Jessie Oonark, Untitled, around 1970, wool felt and cotton thread. Gift of Guardian Capital Group Limited, 2020. Public Trustee for Nunavut, Estate of Jessie Oonark
We are thrilled to announce that Guardian Capital Group Limited has donated its Indigenous art collection to Agnes. Recognizing Agnes and Queen’s commitment to working alongside Indigenous communities and fostering Indigenous-led access to collections, Guardian Capital Indigenous Art Fund has been established to support ongoing research and engagement with this collection. The Guardian Capital Indigenous Art Collection is a coherent body of works of significant cultural value. On multiple levels, the collection allows for the research and interpretation of Indigenous works of art from Turtle Island and into the North, as well as an understanding of how a corporate collection, one with a focus on Indigenous art, is shaped.
There are sixty-four works in total from over ten different communities. These works constitute an important and nuanced record of the emergence and recognition of contemporary Indigenous art in the 1970s. “The collection has extraordinary depth in appliqued and woven wall hangings from Pangnirtung, Qamanittuaq (Baker Lake) and Kangiqtiniq (Rankin Inlet), including a complex work by Jessie Oonark in vibrant tri-colour,” says Alicia Boutilier, Chief Curator. “Among important paintings is an early Alex Janvier of swirling abstract form, and several by Norval Morrisseau, such as his self-portrait as Jesus Christ with two medicine bags and Midewiwin shamanic hood, his Sacred Medicine Bear widely produced in print and a portrait of his daughter.”

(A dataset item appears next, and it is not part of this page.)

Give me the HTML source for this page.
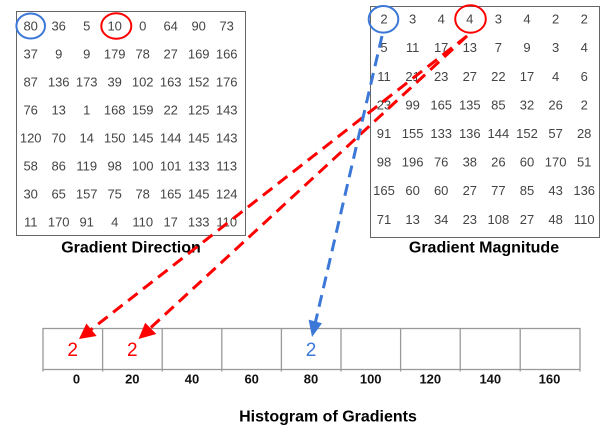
<!DOCTYPE html>
<html>
<head>
<meta charset="utf-8">
<style>
html,body{margin:0;padding:0;background:#fff;}
svg{display:block;}
.g{font-family:"Liberation Sans",Arial,sans-serif;font-size:13px;fill:#444;text-anchor:middle;}
.t{font-family:"Liberation Sans",Arial,sans-serif;font-size:16px;font-weight:bold;fill:#000;text-anchor:middle;}
.k{font-family:"Liberation Sans",Arial,sans-serif;font-size:13px;font-weight:bold;fill:#111;text-anchor:middle;}
.b{font-family:"Liberation Sans",Arial,sans-serif;font-size:19px;text-anchor:middle;}
</style>
</head>
<body>
<svg width="616" height="436" viewBox="0 0 616 436" xmlns="http://www.w3.org/2000/svg">
<rect x="0" y="0" width="616" height="436" fill="#fff"/>

<!-- Gradient Direction box -->
<rect x="16.5" y="11.5" width="229" height="224" fill="none" stroke="#666" stroke-width="1"/>
<g class="g">
<text x="30.7" y="30.6">80</text><text x="58.7" y="30.6">36</text><text x="86.7" y="30.6">5</text><text x="114.7" y="30.6">10</text><text x="142.7" y="30.6">0</text><text x="170.7" y="30.6">64</text><text x="198.7" y="30.6">90</text><text x="226.7" y="30.6">73</text>
<text x="30.7" y="58.6">37</text><text x="58.7" y="58.6">9</text><text x="86.7" y="58.6">9</text><text x="114.7" y="58.6">179</text><text x="142.7" y="58.6">78</text><text x="170.7" y="58.6">27</text><text x="198.7" y="58.6">169</text><text x="226.7" y="58.6">166</text>
<text x="30.7" y="86.6">87</text><text x="58.7" y="86.6">136</text><text x="86.7" y="86.6">173</text><text x="114.7" y="86.6">39</text><text x="142.7" y="86.6">102</text><text x="170.7" y="86.6">163</text><text x="198.7" y="86.6">152</text><text x="226.7" y="86.6">176</text>
<text x="30.7" y="114.6">76</text><text x="58.7" y="114.6">13</text><text x="86.7" y="114.6">1</text><text x="114.7" y="114.6">168</text><text x="142.7" y="114.6">159</text><text x="170.7" y="114.6">22</text><text x="198.7" y="114.6">125</text><text x="226.7" y="114.6">143</text>
<text x="30.7" y="142.6">120</text><text x="58.7" y="142.6">70</text><text x="86.7" y="142.6">14</text><text x="114.7" y="142.6">150</text><text x="142.7" y="142.6">145</text><text x="170.7" y="142.6">144</text><text x="198.7" y="142.6">145</text><text x="226.7" y="142.6">143</text>
<text x="30.7" y="170.6">58</text><text x="58.7" y="170.6">86</text><text x="86.7" y="170.6">119</text><text x="114.7" y="170.6">98</text><text x="142.7" y="170.6">100</text><text x="170.7" y="170.6">101</text><text x="198.7" y="170.6">133</text><text x="226.7" y="170.6">113</text>
<text x="30.7" y="198.6">30</text><text x="58.7" y="198.6">65</text><text x="86.7" y="198.6">157</text><text x="114.7" y="198.6">75</text><text x="142.7" y="198.6">78</text><text x="170.7" y="198.6">165</text><text x="198.7" y="198.6">145</text><text x="226.7" y="198.6">124</text>
<text x="30.7" y="226.6">11</text><text x="58.7" y="226.6">170</text><text x="86.7" y="226.6">91</text><text x="114.7" y="226.6">4</text><text x="142.7" y="226.6">110</text><text x="170.7" y="226.6">17</text><text x="198.7" y="226.6">133</text><text x="226.7" y="226.6">110</text>
</g>
<ellipse cx="30.7" cy="26" rx="14.3" ry="12.5" fill="none" stroke="#3c78d8" stroke-width="2"/>
<ellipse cx="116.3" cy="26" rx="15" ry="12.8" fill="none" stroke="#ff0000" stroke-width="2"/>
<text class="t" x="131" y="252.5">Gradient Direction</text>

<!-- Gradient Magnitude box -->
<rect x="370.5" y="6.5" width="229" height="231" fill="none" stroke="#666" stroke-width="1"/>
<g class="g">
<text x="384" y="23.6">2</text><text x="412.6" y="23.6">3</text><text x="441.2" y="23.6">4</text><text x="469.8" y="23.6">4</text><text x="498.4" y="23.6">3</text><text x="527" y="23.6">4</text><text x="555.6" y="23.6">2</text><text x="584.2" y="23.6">2</text>
<text x="384" y="52.2">5</text><text x="412.6" y="52.2">11</text><text x="441.2" y="52.2">17</text><text x="469.8" y="52.2">13</text><text x="498.4" y="52.2">7</text><text x="527" y="52.2">9</text><text x="555.6" y="52.2">3</text><text x="584.2" y="52.2">4</text>
<text x="384" y="80.8">11</text><text x="412.6" y="80.8">21</text><text x="441.2" y="80.8">23</text><text x="469.8" y="80.8">27</text><text x="498.4" y="80.8">22</text><text x="527" y="80.8">17</text><text x="555.6" y="80.8">4</text><text x="584.2" y="80.8">6</text>
<text x="384" y="109.4">23</text><text x="412.6" y="109.4">99</text><text x="441.2" y="109.4">165</text><text x="469.8" y="109.4">135</text><text x="498.4" y="109.4">85</text><text x="527" y="109.4">32</text><text x="555.6" y="109.4">26</text><text x="584.2" y="109.4">2</text>
<text x="384" y="138">91</text><text x="412.6" y="138">155</text><text x="441.2" y="138">133</text><text x="469.8" y="138">136</text><text x="498.4" y="138">144</text><text x="527" y="138">152</text><text x="555.6" y="138">57</text><text x="584.2" y="138">28</text>
<text x="384" y="166.6">98</text><text x="412.6" y="166.6">196</text><text x="441.2" y="166.6">76</text><text x="469.8" y="166.6">38</text><text x="498.4" y="166.6">26</text><text x="527" y="166.6">60</text><text x="555.6" y="166.6">170</text><text x="584.2" y="166.6">51</text>
<text x="384" y="195.2">165</text><text x="412.6" y="195.2">60</text><text x="441.2" y="195.2">60</text><text x="469.8" y="195.2">27</text><text x="498.4" y="195.2">77</text><text x="527" y="195.2">85</text><text x="555.6" y="195.2">43</text><text x="584.2" y="195.2">136</text>
<text x="384" y="223.8">71</text><text x="412.6" y="223.8">13</text><text x="441.2" y="223.8">34</text><text x="469.8" y="223.8">23</text><text x="498.4" y="223.8">108</text><text x="527" y="223.8">27</text><text x="555.6" y="223.8">48</text><text x="584.2" y="223.8">110</text>
</g>
<ellipse cx="383.5" cy="19.3" rx="14.8" ry="13.3" fill="none" stroke="#3c78d8" stroke-width="2"/>
<ellipse cx="470.5" cy="19" rx="15.3" ry="13.7" fill="none" stroke="#ff0000" stroke-width="2"/>
<text class="t" x="484" y="252.5">Gradient Magnitude</text>

<!-- Histogram -->
<g stroke="#999" stroke-width="1.3" fill="none">
<rect x="43" y="328.5" width="537" height="41"/>
<line x1="102.6" y1="328.5" x2="102.6" y2="371.5"/>
<line x1="162.2" y1="328.5" x2="162.2" y2="371.5"/>
<line x1="221.8" y1="328.5" x2="221.8" y2="371.5"/>
<line x1="281.4" y1="328.5" x2="281.4" y2="371.5"/>
<line x1="341" y1="328.5" x2="341" y2="371.5"/>
<line x1="400.6" y1="328.5" x2="400.6" y2="371.5"/>
<line x1="460.2" y1="328.5" x2="460.2" y2="371.5"/>
<line x1="520.2" y1="328.5" x2="520.2" y2="371.5"/>
<line x1="43" y1="369.5" x2="43" y2="371.5"/>
<line x1="580" y1="369.5" x2="580" y2="371.5"/>
</g>
<g class="k">
<text x="76.5" y="383.5">0</text>
<text x="132.3" y="383.5">20</text>
<text x="192" y="383.5">40</text>
<text x="251.7" y="383.5">60</text>
<text x="311" y="383.5">80</text>
<text x="370.7" y="383.5">100</text>
<text x="430.3" y="383.5">120</text>
<text x="490.3" y="383.5">140</text>
<text x="549.5" y="383.5">160</text>
</g>
<text class="b" x="72.7" y="356" fill="#ff0000">2</text>
<text class="b" x="132.3" y="356" fill="#ff0000">2</text>
<text class="b" x="311" y="356" fill="#3c78d8">2</text>
<text class="t" x="328" y="421.5">Histogram of Gradients</text>

<!-- Arrows -->
<g fill="none" stroke-width="3" stroke-dasharray="12 7">
<line x1="467" y1="36" x2="90.8" y2="329.8" stroke="#ff0000"/>
<line x1="467" y1="36" x2="149.5" y2="328.8" stroke="#ff0000"/>
<line x1="382" y1="36" x2="315.4" y2="322.4" stroke="#3c78d8"/>
</g>
<polygon points="79,339 86.4,323.5 96.6,336" fill="#ff0000"/>
<polygon points="138.5,339 145.2,322.8 156.3,334" fill="#ff0000"/>
<polygon points="312,337 308.6,319.6 322,323.3" fill="#3c78d8"/>
</svg>
</body>
</html>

A leader in art philanthropy and corporate collecting, Hunter Thompson assembled the collection of artistic treasures on behalf of Guardian, during his years as a senior executive with the company. In parallel to the Guardian Capital Indigenous Art Collection, Hunter and Valerie Greenfield Thompson have generously donated works of art from their own collection to Agnes. Both collections augments Agnes’s representation of Indigenous art and will form careful study and presentation with Indigenous scholars.